Podcasters: What is “Compression” and Why It’s So Important
Compression is a key audio concept that many podcasters overlook
Discover what audio compression is and why it plays a crucial role in podcast production. Learn how to use compression effectively to improve your podcast's sound quality and attract more listeners.
What is compression?
Compression is a key aspect of audio mastering, which helps balance the dynamic range of your podcast's audio.
The “dynamic range” is just a term used to describe the difference between the highest and lowest volumes of a particular audio clip or stream.
Songs you hear on the radio are infamously compressed until their dynamic range is almost entirely flat—this is why the quietest parts of a song can sound just as loud as the loudest parts of a song. It’s so prevalent these days, that merely uttering that fact can sound silly to most people—”wait, wha?” It’s like a fish not realizing it’s swimming in water.
Back in the old days though, songs were recorded with very high dynamic range—the quiet parts were truly very quiet, and the loudest parts are loud.
This approach though probably isn’t ideal for podcasting—there’s much less going on in a mostly spoken-word piece of audio, so a generous amount of compression can actually go a long way in making sure both host and guest (or anyone else) is audible despite any background noise in the listener’s environment.
By managing the difference between the loudest and softest parts of your recording, compression creates a more consistent sound that's easier to listen to and more enjoyable for your audience.
The Importance of Compression in Podcast Production
When producing a podcast, compression is essential for several reasons:
Enhanced clarity: Compression ensures that quieter parts of your recording are still audible, making it easier for listeners to understand every word.
Consistency across episodes: By using consistent compression settings, you'll create a uniform sound across all episodes, creating a more professional listening experience. Once you find a nice sweet spot, you’ll probably want to save them as a template for future recordings.
Reduced listener fatigue: When audio levels fluctuate too much, it can be tiring for listeners, causing them to lose interest or stop listening altogether. Compression helps maintain a comfortable listening experience. With music, like classical music recordings, this feature is actually desirable—but with spoken word audio, not so much.
Improved overall sound quality: Applying compression can help your podcast stand out from the competition by offering a polished, high-quality audio experience. Coupling it with limiting, you can make your podcast sound nice and loud, without making your listener’s ears bleed (because if your podcast is coming in quiet compared to other podcasts in a listener’s queue, it can make you sound a bit low-budget. Although being too loud can do the same.)

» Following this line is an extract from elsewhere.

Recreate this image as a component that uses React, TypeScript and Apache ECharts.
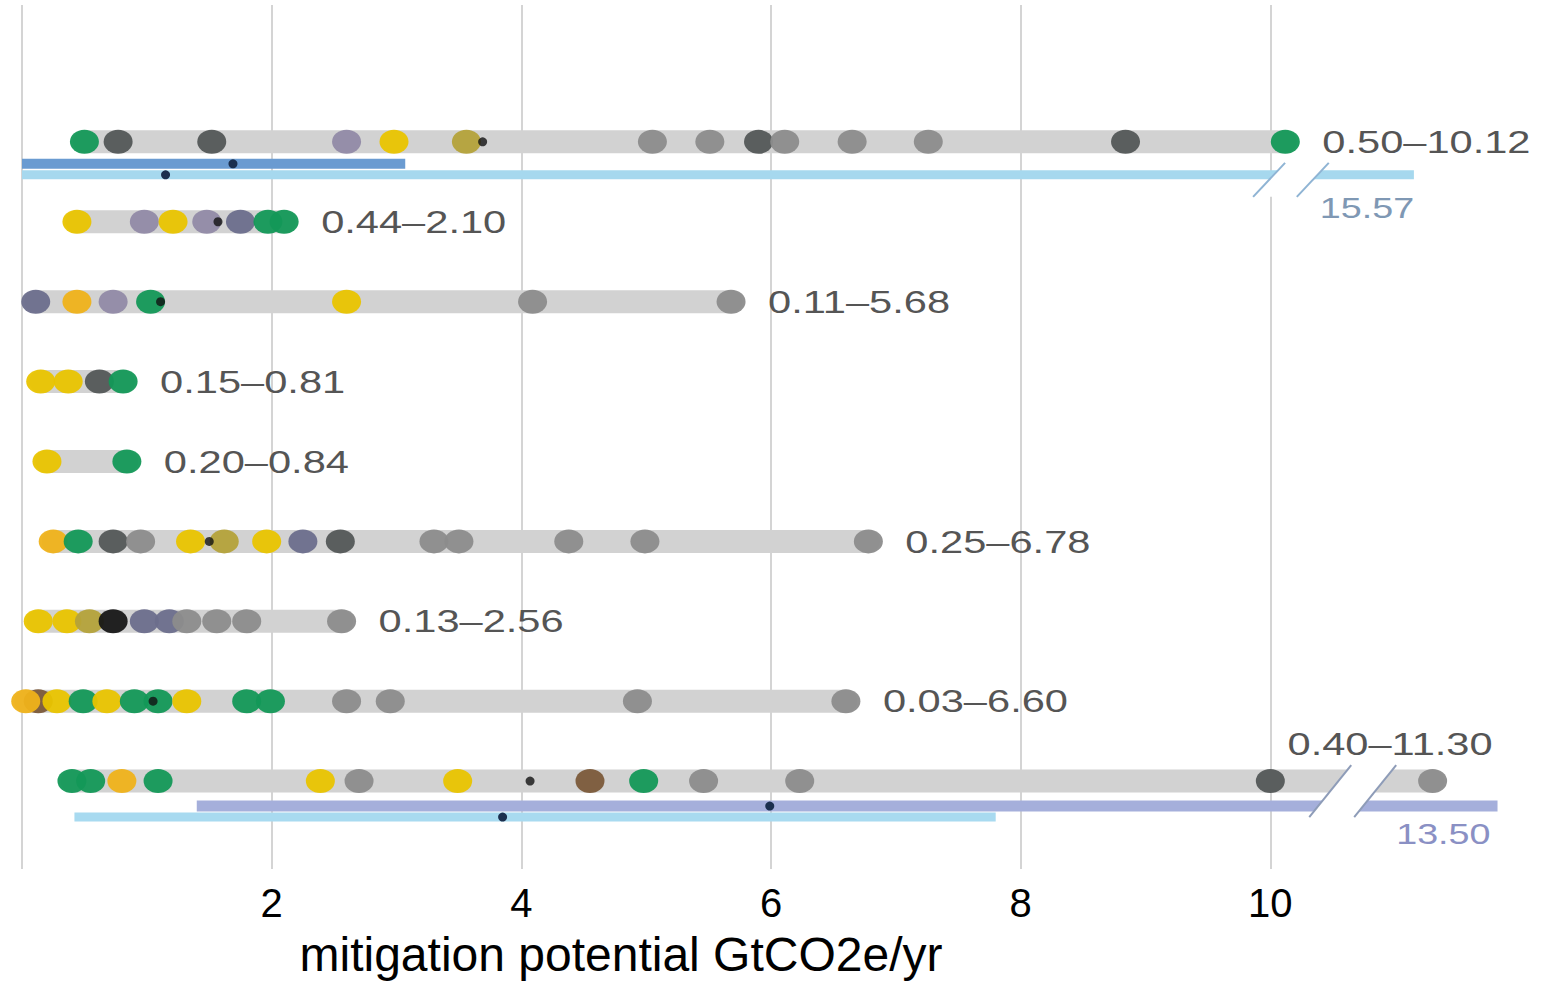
import React, { useEffect, useRef } from "react";
import * as echarts from "echarts";

// ---------------- data ----------------
const axisTicks = [0, 2, 4, 6, 8, 10, 12];
const axisTitle = "mitigation potential GtCO2e/yr";

// [low, high] of each row (top to bottom)
const rowRanges: [number, number][] = [
  [0.5, 10.12],
  [0.44, 2.1],
  [0.11, 5.68],
  [0.15, 0.81],
  [0.2, 0.84],
  [0.25, 6.78],
  [0.13, 2.56],
  [0.03, 6.6],
  [0.4, 11.3],
];

// dots per row: [value, colour group]
const row0Dots: [number, string][] = [
  [0.5, "G"], [0.77, "D"], [1.52, "D"], [2.6, "L"], [2.98, "Y"], [3.56, "V"],
  [5.05, "M"], [5.51, "M"], [5.9, "D"], [6.11, "M"], [6.65, "M"], [7.26, "M"],
  [8.84, "D"], [10.12, "G"],
];
const row1Dots: [number, string][] = [
  [0.44, "Y"], [0.98, "L"], [1.21, "Y"], [1.48, "L"], [1.75, "S"], [1.97, "G"], [2.1, "G"],
];
const row2Dots: [number, string][] = [
  [0.11, "S"], [0.44, "O"], [0.73, "L"], [1.03, "G"], [2.6, "Y"], [4.09, "M"], [5.68, "M"],
];
const row3Dots: [number, string][] = [[0.15, "Y"], [0.37, "Y"], [0.62, "D"], [0.81, "G"]];
const row4Dots: [number, string][] = [[0.2, "Y"], [0.84, "G"]];
const row5Dots: [number, string][] = [
  [0.25, "O"], [0.45, "G"], [0.73, "D"], [0.95, "M"], [1.35, "Y"], [1.62, "V"], [1.96, "Y"],
  [2.25, "S"], [2.55, "D"], [3.3, "M"], [3.5, "M"], [4.38, "M"], [4.99, "M"], [6.78, "M"],
];
const row6Dots: [number, string][] = [
  [0.13, "Y"], [0.36, "Y"], [0.54, "V"], [0.73, "K"], [0.98, "S"], [1.18, "S"],
  [1.32, "M"], [1.56, "M"], [1.8, "M"], [2.56, "M"],
];
const row7Dots: [number, string][] = [
  [0.13, "N"], [0.03, "O"], [0.28, "Y"], [0.49, "G"], [0.68, "Y"], [0.9, "G"], [1.09, "G"],
  [1.32, "Y"], [1.8, "G"], [1.99, "G"], [2.6, "M"], [2.95, "M"], [4.93, "M"], [6.6, "M"],
];
const row8Dots: [number, string][] = [
  [0.4, "G"], [0.55, "G"], [0.8, "O"], [1.09, "G"], [2.39, "Y"], [2.7, "M"], [3.49, "Y"],
  [4.55, "N"], [4.98, "G"], [5.46, "M"], [6.23, "M"], [10.0, "D"], [11.3, "M"],
];
const rowDots = [row0Dots, row1Dots, row2Dots, row3Dots, row4Dots, row5Dots, row6Dots, row7Dots, row8Dots];

// small black marks: [value, row]
const blackMarks: [number, number][] = [
  [3.69, 0], [1.57, 1], [1.11, 2], [1.5, 5], [1.05, 7], [4.07, 8],
];

// reference ranges drawn as lines: [row, low, high, marker]
const refRanges: [number, number, number, number][] = [
  [0, 0, 3.07, 1.69],
  [0, 0, 15.57, 1.15],
  [8, 1.4, 13.5, 5.99],
  [8, 0.42, 7.8, 3.85],
];

// ---------------- layout / style ----------------
const FONT = "'Liberation Sans', Arial, Helvetica, sans-serif";
const COLORS: Record<string, string> = {
  G: "#139857",
  Y: "#e9c400",
  O: "#efb21a",
  D: "#535757",
  M: "#8c8c8c",
  S: "#6b6e8c",
  L: "#918aa6",
  V: "#b4a23a",
  K: "#171717",
  N: "#7b5a3a",
};
const BAR_H = 23;
const DOT_W = 29;
const DOT_H = 24;
const FIRST_ROW_Y = 142;
const ROW_STEP = 80;
const GRID_TOP = 5;
const GRID_BOTTOM_Y = 870;
const Y_MIN = (GRID_TOP - FIRST_ROW_Y) / ROW_STEP;
const Y_MAX = (GRID_BOTTOM_Y - FIRST_ROW_Y) / ROW_STEP;

const REF_STYLES = [
  { color: "#6a9bd1", dy: 22, w: 10, cap: Infinity },
  { color: "#a6d8ee", dy: 33, w: 9, cap: 11.15 },
  { color: "#a5afdb", dy: 25, w: 11, cap: 11.82 },
  { color: "#a8daf0", dy: 36, w: 9, cap: Infinity },
];
// axis breaks: [row, left slash at, right slash at, ref index]
const BREAKS: [number, number, number, number][] = [
  [0, 9.99, 10.34, 1],
  [8, 10.48, 10.84, 2],
];
const BREAK_STYLES = [
  { dy: 38, hdx: 16, hdy: 17, stroke: "#8fb4d4", labelDx: 7, labelDy: 66, labelColor: "#7f98b4" },
  { dy: 10, hdx: 21, hdy: 26, stroke: "#8e9cb8", labelDx: 21, labelDy: 53, labelColor: "#8a90c4" },
];
const LABEL_SCALE_X = 1.3;
const ELLIPSE = "path://M0,12A15,12,0,1,0,30,12A15,12,0,1,0,0,12Z";

function fmt(v: number) {
  return v.toFixed(2);
}

export default function App() {
  const ref = useRef<HTMLDivElement>(null);
  useEffect(() => {
    if (!ref.current) return;
    const chart = echarts.init(ref.current, undefined, { renderer: "svg" });

    const dotData: any[] = [];
    rowDots.forEach((dots, row) => {
      dots.forEach(([v, c]) => {
        dotData.push({ value: [v, row], itemStyle: { color: COLORS[c] } });
      });
    });

    const option: any = {
      animation: false,
      backgroundColor: "#ffffff",
      grid: { left: 22, right: 22, top: GRID_TOP, bottom: 983 - GRID_BOTTOM_Y },
      xAxis: {
        type: "value",
        min: axisTicks[0],
        max: axisTicks[axisTicks.length - 1],
        interval: 2,
        axisLine: { show: false },
        axisTick: { show: false },
        splitLine: { show: true, showMaxLine: false, lineStyle: { color: "#d4d4d4", width: 2 } },
        axisLabel: {
          fontSize: 40,
          color: "#000",
          fontFamily: FONT,
          margin: 14,
          showMaxLabel: false,
          formatter: (v: number) => (v === 0 || v > 10 ? "" : String(v)),
        },
        name: axisTitle,
        nameLocation: "middle",
        nameGap: 61,
        nameTextStyle: { fontSize: 48, color: "#000", fontFamily: FONT, padding: [0, 300, 0, 0] },
      },
      yAxis: { type: "value", inverse: true, min: Y_MIN, max: Y_MAX, show: false },
      series: [
        {
          type: "custom",
          name: "ranges",
          z: 1,
          silent: true,
          encode: { x: [0, 1], y: 2 },
          data: rowRanges.map((r, i) => [r[0], r[1], i]),
          renderItem: (params: any, api: any) => {
            const a = api.coord([api.value(0), api.value(2)]);
            const b = api.coord([api.value(1), api.value(2)]);
            return {
              type: "rect",
              shape: { x: a[0] - BAR_H / 2, y: a[1] - BAR_H / 2, width: b[0] - a[0] + BAR_H, height: BAR_H, r: BAR_H / 2 },
              style: { fill: "#d2d2d2" },
            };
          },
        },
        {
          type: "custom",
          name: "reference",
          z: 2,
          silent: true,
          encode: { x: [1, 2], y: 0 },
          data: refRanges,
          renderItem: (params: any, api: any) => {
            const st = REF_STYLES[params.dataIndex];
            const row = api.value(0);
            const hi = Math.min(api.value(2), st.cap);
            const a = api.coord([api.value(1), row]);
            const b = api.coord([hi, row]);
            const m = api.coord([api.value(3), row]);
            const y = a[1] + st.dy;
            return {
              type: "group",
              children: [
                { type: "rect", shape: { x: a[0], y: y - st.w / 2, width: b[0] - a[0], height: st.w }, style: { fill: st.color } },
                { type: "circle", shape: { cx: m[0], cy: y, r: 4.5 }, style: { fill: "#1b2f4e" } },
              ],
            };
          },
        },
        {
          type: "scatter",
          name: "estimates",
          z: 3,
          silent: true,
          symbol: ELLIPSE,
          symbolSize: [DOT_W, DOT_H],
          itemStyle: { opacity: 0.95 },
          data: dotData,
        },
        {
          type: "scatter",
          name: "marks",
          z: 4,
          silent: true,
          symbol: "circle",
          symbolSize: 9,
          itemStyle: { color: "#111" },
          data: blackMarks.map(([v, r]) => [v, r]),
        },
        {
          type: "custom",
          name: "breaks",
          z: 5,
          silent: true,
          encode: { x: [1, 2], y: 0 },
          data: BREAKS,
          renderItem: (params: any, api: any) => {
            const st = BREAK_STYLES[params.dataIndex];
            const row = api.value(0);
            const L = api.coord([api.value(1), row]);
            const R = api.coord([api.value(2), row]);
            const cy = L[1] + st.dy;
            const refIdx = api.value(3);
            const label = fmt(refRanges[refIdx][2]);
            return {
              type: "group",
              children: [
                {
                  type: "polygon",
                  shape: {
                    points: [
                      [L[0] - st.hdx, cy + st.hdy],
                      [L[0] + st.hdx, cy - st.hdy],
                      [R[0] + st.hdx, cy - st.hdy],
                      [R[0] - st.hdx, cy + st.hdy],
                    ],
                  },
                  style: { fill: "#ffffff" },
                },
                {
                  type: "line",
                  shape: { x1: L[0] - st.hdx, y1: cy + st.hdy, x2: L[0] + st.hdx, y2: cy - st.hdy },
                  style: { stroke: st.stroke, lineWidth: 2 },
                },
                {
                  type: "line",
                  shape: { x1: R[0] - st.hdx, y1: cy + st.hdy, x2: R[0] + st.hdx, y2: cy - st.hdy },
                  style: { stroke: st.stroke, lineWidth: 2 },
                },
                {
                  type: "text",
                  x: R[0] + st.labelDx,
                  y: R[1] + st.labelDy,
                  scaleX: LABEL_SCALE_X,
                  style: {
                    text: label,
                    fill: st.labelColor,
                    fontSize: 29,
                    fontFamily: FONT,
                    align: "left",
                    verticalAlign: "middle",
                  },
                },
              ],
            };
          },
        },
        {
          type: "custom",
          name: "labels",
          z: 6,
          silent: true,
          encode: { x: [0, 1], y: 2 },
          data: rowRanges.map((r, i) => [r[0], r[1], i]),
          renderItem: (params: any, api: any) => {
            const lo = api.value(0);
            const hi = api.value(1);
            const row = api.value(2);
            const p = api.coord([hi, row]);
            const last = row === rowRanges.length - 1;
            return {
              type: "text",
              x: last ? p[0] + 60 : p[0] + 37,
              y: last ? p[1] - 37 : p[1],
              scaleX: LABEL_SCALE_X,
              style: {
                text: `${fmt(lo)}–${fmt(hi)}`,
                fill: "#555555",
                fontSize: 32,
                fontFamily: FONT,
                align: last ? "right" : "left",
                verticalAlign: "middle",
              },
            };
          },
        },
      ],
    };
    chart.setOption(option);
    return () => chart.dispose();
  }, []);

  return (
    <div
      ref={ref}
      style={{ position: "fixed", left: 0, top: 0, width: 1542, height: 983, background: "#fff" }}
    />
  );
}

How to Use Compression in Podcasting
To begin using compression effectively in your podcast, follow these steps:
Choose the right software: There are numerous audio editing programs available, including free options like Audacity and paid software such as Adobe Audition. These tools often include built-in compression features or support plugins to help you apply compression. Keep in mind that if you’re running a low-budget setup, possibly recording audio on your smartphone, these “devices of convenience” will often apply their own compression and limiting, and so you risk over-doing it if you don’t first analyze the quality of your recording input.
Learn the basics of compression: Familiarize yourself with key terms and concepts, such as threshold, ratio, attack, and release. Understanding these concepts will help you make informed decisions when adjusting your compression settings. Podcast hosts like Buzzsprout also have a “Magic Mastering” feature which can automate this process for you so you don’t have to think about it.
Experiment with settings: Each podcast will have unique compression needs, due to different voices being present, so it's essential to test different settings and find what works best for your specific content. Start with a low ratio and moderate threshold, and then adjust accordingly.
Outsource or collaborate: If you're not confident in your audio mastering skills, consider partnering with a podcast editing service or a podcast editor to ensure your audio is polished and professional.
Understanding and effectively applying compression is a vital aspect of creating a high-quality podcast that keeps listeners engaged. As podcasting continues to grow in popularity, mastering audio compression can give you a competitive edge and help you stand out in a crowded market.